## Start Data records

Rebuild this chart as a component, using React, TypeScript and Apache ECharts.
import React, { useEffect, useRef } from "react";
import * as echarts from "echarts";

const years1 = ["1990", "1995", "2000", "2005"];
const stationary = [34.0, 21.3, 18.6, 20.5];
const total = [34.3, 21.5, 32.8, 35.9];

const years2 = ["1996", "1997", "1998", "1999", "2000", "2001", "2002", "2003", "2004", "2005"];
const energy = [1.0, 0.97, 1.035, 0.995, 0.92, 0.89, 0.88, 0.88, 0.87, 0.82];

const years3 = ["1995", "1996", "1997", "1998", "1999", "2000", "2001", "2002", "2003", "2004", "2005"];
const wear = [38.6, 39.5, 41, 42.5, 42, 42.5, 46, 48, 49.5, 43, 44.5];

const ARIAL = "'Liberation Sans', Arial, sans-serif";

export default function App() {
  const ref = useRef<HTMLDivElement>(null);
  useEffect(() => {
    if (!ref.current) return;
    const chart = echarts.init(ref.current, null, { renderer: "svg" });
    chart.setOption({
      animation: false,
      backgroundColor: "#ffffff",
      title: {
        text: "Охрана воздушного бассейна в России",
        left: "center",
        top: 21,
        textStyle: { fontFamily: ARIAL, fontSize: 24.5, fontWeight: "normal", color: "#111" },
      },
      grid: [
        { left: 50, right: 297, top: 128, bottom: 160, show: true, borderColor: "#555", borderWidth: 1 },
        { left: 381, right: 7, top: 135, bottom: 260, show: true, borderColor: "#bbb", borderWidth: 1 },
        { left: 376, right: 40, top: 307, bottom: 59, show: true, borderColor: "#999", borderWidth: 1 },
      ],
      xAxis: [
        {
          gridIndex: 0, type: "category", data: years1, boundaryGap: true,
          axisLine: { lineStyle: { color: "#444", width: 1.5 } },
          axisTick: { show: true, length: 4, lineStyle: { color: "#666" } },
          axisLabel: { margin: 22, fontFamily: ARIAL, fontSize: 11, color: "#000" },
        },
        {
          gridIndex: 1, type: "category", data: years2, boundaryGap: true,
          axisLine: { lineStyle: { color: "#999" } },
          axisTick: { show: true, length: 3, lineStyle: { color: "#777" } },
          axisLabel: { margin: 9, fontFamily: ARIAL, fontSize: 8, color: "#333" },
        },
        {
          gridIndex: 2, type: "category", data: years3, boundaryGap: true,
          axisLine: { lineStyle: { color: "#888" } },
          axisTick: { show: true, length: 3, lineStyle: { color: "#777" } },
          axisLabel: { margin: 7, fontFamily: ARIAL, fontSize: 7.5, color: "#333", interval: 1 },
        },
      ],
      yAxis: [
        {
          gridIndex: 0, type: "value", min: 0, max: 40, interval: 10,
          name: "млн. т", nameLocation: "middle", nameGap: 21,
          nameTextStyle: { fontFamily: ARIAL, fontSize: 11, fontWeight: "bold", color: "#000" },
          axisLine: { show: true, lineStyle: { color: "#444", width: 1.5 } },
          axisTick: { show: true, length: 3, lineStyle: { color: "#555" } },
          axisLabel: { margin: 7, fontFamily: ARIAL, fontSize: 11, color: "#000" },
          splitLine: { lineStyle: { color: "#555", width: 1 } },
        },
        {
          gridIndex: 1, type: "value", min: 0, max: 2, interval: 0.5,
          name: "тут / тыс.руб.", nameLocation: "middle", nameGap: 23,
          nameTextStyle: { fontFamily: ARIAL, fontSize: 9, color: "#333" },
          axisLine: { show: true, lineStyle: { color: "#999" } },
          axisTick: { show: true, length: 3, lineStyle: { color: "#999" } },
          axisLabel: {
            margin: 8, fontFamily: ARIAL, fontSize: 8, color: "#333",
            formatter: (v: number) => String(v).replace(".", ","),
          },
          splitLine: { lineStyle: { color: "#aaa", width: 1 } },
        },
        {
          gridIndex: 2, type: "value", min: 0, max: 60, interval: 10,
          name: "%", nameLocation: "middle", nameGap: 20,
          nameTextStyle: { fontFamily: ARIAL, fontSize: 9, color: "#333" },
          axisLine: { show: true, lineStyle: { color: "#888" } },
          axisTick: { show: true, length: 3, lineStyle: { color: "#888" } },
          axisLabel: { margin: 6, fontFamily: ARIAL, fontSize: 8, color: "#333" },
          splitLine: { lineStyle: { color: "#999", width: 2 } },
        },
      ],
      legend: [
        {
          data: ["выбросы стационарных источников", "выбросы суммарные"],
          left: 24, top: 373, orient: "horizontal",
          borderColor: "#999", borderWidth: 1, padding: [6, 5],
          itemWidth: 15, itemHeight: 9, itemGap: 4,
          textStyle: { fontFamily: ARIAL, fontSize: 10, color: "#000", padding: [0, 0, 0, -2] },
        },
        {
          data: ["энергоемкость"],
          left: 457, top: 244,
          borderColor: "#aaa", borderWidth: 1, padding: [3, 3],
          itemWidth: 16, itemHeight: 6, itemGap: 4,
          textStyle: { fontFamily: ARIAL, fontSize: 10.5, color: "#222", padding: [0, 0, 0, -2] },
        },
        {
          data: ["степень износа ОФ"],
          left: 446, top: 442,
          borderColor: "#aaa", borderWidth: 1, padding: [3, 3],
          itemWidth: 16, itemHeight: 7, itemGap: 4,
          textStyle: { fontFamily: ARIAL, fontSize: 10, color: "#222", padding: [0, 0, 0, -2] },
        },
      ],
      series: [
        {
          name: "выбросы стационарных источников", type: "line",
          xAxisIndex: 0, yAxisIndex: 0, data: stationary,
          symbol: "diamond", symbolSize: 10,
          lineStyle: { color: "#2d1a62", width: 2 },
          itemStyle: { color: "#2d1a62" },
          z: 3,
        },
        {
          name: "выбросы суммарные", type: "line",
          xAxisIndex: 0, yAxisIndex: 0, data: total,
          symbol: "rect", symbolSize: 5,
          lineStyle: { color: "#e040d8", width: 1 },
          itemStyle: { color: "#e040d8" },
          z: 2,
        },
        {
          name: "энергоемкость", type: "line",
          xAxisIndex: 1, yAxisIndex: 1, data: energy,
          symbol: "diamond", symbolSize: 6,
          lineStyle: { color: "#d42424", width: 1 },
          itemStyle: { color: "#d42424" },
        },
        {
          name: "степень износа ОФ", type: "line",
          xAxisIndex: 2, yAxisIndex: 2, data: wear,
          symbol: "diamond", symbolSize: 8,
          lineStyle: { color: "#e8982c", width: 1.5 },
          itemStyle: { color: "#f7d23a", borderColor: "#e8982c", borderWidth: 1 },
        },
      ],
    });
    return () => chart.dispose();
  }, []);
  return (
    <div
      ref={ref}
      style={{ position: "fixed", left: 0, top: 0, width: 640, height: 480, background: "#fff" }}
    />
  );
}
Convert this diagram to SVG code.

## End Data records

What the exercise asks | What is the number of lines that contain "this"? Reply with that number alone.

Response | 2